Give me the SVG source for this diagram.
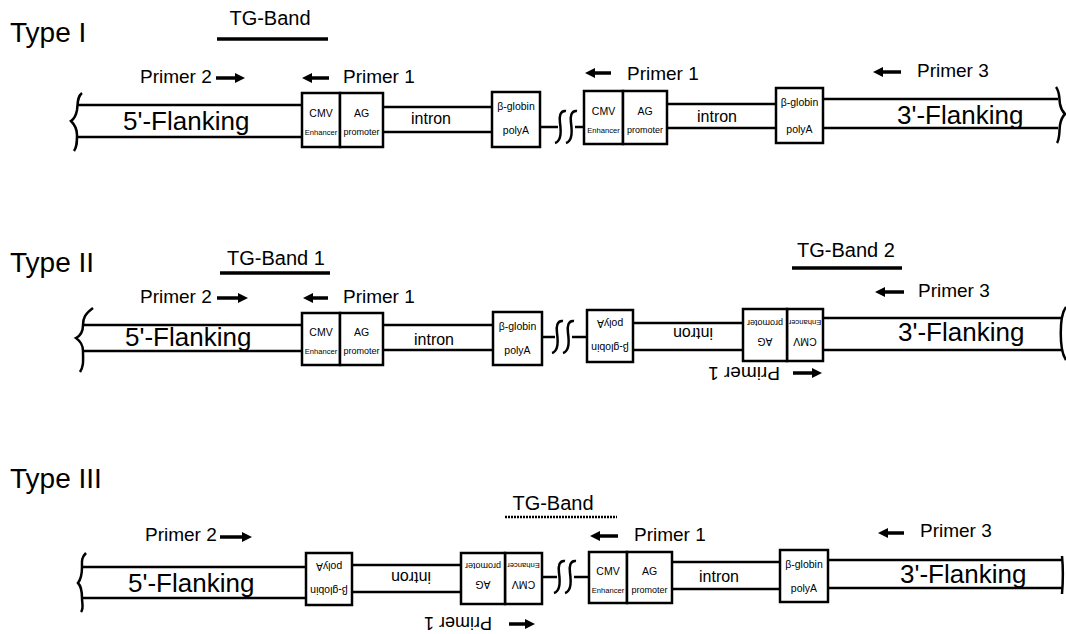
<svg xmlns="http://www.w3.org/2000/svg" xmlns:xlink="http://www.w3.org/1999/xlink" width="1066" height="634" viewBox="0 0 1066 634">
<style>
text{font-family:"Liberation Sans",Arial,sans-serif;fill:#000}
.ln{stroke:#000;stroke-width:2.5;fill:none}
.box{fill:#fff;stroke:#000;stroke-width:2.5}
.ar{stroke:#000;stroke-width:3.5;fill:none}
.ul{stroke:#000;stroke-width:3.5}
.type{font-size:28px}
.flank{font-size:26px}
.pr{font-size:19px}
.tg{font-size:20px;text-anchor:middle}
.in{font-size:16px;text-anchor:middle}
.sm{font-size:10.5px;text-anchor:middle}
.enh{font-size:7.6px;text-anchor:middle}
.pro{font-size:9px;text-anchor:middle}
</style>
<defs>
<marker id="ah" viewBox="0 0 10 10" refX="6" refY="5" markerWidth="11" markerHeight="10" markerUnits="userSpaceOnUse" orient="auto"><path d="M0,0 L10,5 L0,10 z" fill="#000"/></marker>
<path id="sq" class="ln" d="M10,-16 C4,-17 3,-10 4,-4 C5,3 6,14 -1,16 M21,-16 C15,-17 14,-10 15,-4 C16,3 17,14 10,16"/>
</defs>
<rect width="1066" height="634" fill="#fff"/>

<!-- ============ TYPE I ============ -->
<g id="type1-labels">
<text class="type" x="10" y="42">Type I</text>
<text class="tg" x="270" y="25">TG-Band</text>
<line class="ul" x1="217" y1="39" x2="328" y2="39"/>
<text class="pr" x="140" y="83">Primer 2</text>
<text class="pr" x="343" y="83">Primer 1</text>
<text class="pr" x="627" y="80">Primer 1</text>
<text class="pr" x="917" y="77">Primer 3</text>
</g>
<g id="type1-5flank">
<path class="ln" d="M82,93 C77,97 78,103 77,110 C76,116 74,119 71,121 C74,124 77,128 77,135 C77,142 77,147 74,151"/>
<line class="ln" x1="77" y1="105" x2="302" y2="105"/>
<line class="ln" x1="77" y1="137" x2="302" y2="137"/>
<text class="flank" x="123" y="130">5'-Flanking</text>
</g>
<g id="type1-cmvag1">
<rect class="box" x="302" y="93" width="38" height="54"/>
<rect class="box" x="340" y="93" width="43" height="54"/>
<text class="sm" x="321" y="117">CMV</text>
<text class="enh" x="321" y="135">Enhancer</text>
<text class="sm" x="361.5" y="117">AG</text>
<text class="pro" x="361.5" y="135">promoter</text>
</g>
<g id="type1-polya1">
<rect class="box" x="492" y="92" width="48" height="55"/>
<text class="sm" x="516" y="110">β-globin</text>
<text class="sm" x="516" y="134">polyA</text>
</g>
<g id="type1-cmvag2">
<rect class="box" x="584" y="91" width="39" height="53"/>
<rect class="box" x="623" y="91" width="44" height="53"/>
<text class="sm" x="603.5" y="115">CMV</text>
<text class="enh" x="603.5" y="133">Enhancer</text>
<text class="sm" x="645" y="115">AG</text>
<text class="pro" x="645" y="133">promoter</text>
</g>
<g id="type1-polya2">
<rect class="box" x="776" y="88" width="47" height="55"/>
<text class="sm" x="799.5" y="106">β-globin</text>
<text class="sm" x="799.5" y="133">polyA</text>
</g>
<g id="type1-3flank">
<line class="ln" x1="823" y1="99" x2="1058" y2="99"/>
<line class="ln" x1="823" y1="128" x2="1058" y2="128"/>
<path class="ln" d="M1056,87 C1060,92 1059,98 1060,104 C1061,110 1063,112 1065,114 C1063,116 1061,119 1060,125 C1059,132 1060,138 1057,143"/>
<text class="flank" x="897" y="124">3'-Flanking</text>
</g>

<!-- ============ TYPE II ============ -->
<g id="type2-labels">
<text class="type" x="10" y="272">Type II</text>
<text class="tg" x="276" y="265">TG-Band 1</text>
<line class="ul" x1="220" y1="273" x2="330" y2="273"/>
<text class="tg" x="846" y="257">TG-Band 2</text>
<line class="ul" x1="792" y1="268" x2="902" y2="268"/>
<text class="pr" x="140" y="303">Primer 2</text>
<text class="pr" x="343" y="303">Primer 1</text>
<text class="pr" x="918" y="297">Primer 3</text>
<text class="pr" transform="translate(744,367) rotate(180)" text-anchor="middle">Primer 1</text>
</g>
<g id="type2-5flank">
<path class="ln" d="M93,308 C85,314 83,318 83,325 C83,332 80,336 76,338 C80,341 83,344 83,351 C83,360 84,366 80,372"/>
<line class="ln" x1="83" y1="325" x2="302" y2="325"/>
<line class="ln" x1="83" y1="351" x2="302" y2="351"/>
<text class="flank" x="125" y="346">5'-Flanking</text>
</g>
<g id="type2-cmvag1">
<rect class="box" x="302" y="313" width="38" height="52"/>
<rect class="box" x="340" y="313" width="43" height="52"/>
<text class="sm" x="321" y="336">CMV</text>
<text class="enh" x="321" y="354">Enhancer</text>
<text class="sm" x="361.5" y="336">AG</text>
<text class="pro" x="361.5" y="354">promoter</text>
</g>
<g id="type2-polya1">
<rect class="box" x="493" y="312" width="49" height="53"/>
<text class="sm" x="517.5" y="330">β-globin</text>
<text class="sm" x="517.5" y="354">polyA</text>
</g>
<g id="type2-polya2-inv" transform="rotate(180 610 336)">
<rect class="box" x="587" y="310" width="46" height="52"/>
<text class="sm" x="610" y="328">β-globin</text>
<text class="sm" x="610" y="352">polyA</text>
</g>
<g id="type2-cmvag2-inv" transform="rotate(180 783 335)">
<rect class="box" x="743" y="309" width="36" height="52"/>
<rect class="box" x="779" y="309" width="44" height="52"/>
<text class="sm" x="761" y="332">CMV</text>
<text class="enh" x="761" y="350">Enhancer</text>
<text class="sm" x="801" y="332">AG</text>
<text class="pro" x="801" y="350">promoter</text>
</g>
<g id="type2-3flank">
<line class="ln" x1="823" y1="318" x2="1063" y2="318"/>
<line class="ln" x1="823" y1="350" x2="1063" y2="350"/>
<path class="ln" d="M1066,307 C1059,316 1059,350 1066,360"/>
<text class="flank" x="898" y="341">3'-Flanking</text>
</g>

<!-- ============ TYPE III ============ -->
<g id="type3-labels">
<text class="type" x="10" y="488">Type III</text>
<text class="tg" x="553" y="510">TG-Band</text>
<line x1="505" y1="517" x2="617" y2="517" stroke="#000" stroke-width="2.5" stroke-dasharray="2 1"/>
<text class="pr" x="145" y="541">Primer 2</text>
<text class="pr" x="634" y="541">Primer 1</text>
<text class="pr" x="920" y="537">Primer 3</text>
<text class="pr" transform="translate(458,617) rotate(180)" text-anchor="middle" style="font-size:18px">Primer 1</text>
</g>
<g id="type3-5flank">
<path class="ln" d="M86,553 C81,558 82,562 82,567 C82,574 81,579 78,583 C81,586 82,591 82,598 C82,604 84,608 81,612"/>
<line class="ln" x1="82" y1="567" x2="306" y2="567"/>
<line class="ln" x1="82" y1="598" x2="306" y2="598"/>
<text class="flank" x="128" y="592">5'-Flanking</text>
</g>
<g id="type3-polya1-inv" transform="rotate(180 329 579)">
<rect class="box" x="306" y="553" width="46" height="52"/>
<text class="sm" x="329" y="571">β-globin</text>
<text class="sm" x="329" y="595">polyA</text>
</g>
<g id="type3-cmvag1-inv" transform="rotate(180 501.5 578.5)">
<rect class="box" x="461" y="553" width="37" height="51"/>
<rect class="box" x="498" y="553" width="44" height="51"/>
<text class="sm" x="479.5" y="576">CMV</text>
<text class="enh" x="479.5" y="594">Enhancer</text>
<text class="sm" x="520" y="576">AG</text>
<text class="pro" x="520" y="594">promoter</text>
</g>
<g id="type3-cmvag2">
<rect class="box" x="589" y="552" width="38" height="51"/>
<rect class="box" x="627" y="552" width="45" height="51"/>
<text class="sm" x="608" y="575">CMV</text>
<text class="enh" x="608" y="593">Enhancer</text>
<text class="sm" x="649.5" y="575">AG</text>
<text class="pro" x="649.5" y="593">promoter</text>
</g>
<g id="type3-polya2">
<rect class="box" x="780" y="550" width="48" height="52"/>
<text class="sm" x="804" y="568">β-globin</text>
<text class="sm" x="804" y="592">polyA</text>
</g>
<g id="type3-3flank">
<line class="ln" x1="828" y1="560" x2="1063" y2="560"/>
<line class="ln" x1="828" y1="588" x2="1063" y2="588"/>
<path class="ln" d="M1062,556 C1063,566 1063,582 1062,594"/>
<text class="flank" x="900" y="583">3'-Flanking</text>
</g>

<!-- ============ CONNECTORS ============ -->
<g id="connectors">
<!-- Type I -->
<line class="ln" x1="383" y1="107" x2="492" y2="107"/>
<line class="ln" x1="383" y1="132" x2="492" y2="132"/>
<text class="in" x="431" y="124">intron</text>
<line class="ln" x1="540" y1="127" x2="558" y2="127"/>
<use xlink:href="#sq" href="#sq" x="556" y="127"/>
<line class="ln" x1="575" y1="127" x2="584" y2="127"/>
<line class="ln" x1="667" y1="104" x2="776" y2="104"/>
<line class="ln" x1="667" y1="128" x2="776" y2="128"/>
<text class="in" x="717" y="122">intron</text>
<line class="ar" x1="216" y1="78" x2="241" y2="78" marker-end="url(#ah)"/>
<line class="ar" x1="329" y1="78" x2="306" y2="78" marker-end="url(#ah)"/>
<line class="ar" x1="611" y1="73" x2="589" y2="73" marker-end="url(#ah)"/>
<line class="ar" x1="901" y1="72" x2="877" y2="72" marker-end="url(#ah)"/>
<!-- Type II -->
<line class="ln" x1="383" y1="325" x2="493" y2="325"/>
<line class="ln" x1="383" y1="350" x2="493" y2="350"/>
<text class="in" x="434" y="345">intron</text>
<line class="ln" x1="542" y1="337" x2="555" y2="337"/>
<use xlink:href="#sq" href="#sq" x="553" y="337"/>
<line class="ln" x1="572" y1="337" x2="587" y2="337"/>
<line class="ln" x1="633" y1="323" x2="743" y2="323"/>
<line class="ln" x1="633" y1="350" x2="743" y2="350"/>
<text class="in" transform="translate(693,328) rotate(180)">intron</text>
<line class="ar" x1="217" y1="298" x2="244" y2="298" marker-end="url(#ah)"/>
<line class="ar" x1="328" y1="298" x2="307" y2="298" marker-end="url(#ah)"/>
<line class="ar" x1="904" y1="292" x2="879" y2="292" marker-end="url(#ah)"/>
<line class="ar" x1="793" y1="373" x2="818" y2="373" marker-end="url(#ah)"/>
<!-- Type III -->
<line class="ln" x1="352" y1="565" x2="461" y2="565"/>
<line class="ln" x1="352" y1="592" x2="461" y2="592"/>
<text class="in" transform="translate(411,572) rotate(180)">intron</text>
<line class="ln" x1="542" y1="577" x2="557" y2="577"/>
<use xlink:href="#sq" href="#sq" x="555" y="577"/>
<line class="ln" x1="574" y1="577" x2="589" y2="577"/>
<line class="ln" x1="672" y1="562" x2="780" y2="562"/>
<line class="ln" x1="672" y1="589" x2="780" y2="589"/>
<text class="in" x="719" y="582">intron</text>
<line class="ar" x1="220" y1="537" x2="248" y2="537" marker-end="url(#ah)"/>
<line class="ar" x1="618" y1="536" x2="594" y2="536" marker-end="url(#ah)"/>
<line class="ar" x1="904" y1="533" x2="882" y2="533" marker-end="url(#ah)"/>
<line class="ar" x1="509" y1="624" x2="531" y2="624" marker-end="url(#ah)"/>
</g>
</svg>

|---|

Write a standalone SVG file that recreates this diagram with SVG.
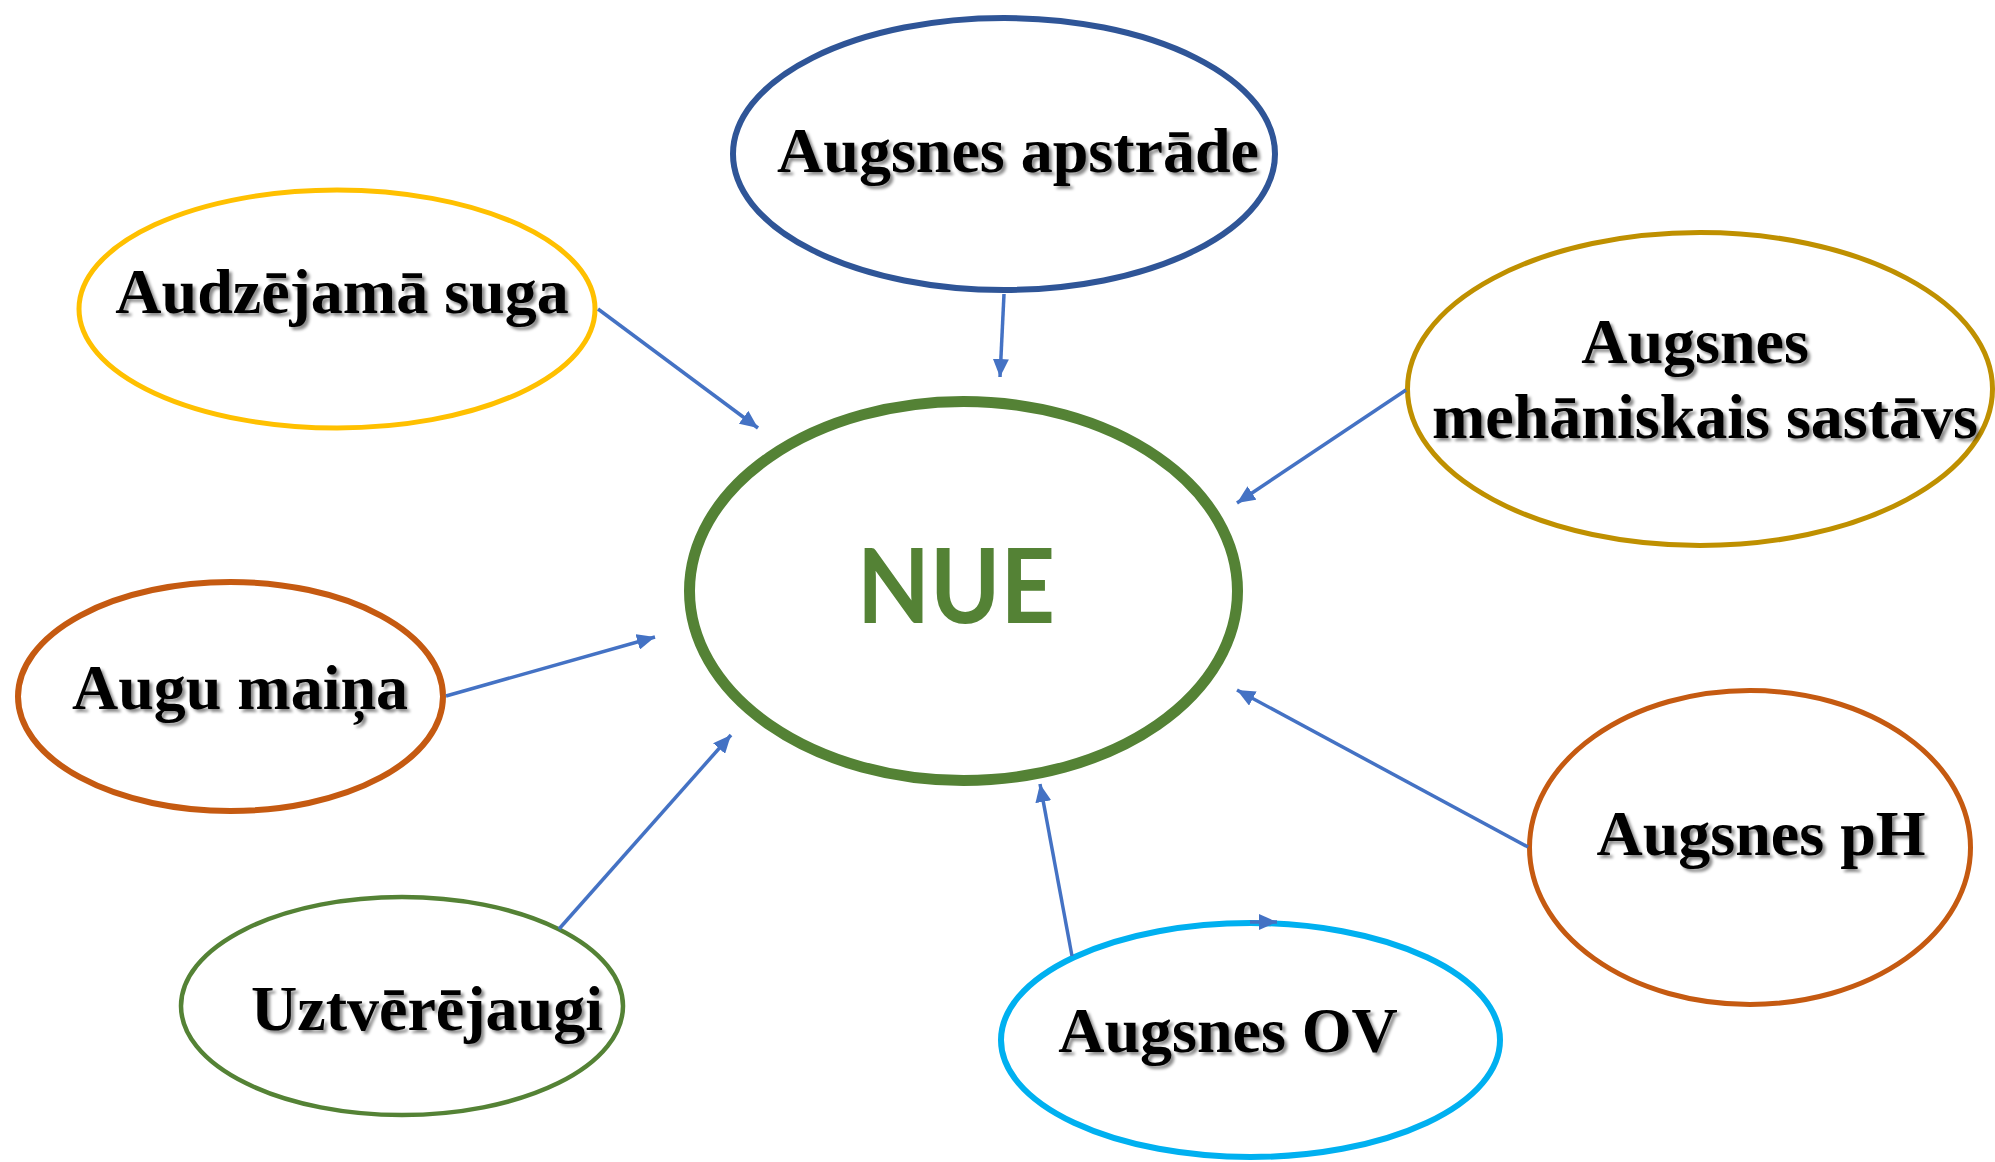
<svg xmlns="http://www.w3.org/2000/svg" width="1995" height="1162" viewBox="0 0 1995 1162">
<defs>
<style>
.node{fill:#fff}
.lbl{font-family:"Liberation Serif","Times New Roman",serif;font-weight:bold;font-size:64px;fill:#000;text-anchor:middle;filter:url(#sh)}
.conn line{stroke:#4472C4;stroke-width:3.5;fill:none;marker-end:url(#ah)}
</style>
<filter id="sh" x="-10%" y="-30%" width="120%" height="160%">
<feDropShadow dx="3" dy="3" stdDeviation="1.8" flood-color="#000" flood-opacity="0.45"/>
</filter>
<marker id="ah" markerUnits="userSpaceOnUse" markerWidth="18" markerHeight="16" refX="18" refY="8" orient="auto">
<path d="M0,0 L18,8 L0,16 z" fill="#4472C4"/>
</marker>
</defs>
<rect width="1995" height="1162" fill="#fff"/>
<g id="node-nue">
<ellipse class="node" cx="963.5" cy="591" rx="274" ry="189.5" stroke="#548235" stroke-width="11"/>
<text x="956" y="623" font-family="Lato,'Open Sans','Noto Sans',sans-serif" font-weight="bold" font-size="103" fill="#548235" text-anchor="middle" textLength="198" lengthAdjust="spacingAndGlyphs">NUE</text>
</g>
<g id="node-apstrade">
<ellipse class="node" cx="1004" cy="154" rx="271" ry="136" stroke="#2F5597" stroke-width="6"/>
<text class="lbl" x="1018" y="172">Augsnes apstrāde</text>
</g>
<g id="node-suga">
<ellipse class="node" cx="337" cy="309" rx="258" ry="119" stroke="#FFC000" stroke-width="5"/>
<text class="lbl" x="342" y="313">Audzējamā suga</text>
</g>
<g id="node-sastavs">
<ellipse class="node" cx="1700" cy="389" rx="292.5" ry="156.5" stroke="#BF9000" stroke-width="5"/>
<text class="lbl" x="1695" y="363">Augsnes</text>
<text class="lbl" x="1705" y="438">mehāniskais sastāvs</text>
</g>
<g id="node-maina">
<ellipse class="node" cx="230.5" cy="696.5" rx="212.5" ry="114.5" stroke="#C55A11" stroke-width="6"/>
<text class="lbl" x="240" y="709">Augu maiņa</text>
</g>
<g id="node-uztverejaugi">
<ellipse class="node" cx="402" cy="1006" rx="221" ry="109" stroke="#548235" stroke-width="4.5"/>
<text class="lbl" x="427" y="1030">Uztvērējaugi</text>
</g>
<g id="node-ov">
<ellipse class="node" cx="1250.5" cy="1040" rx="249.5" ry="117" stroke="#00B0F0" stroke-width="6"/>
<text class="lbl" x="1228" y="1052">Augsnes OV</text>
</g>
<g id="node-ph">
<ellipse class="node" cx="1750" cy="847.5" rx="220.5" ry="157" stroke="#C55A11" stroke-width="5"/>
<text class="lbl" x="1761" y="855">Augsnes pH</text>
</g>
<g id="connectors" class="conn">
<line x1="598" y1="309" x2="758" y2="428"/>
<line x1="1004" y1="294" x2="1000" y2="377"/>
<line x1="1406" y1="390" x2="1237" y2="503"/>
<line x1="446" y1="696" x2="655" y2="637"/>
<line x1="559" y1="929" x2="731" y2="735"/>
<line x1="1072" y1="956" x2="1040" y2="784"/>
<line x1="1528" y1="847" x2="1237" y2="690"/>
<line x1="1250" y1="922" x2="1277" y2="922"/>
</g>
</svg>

|---|

Instructions for the task
Check each line of the entries above for the word "this". List the ones that have it.

Complete output
Give me the SVG source for this diagram.
Write a standalone SVG file that recreates this diagram with SVG.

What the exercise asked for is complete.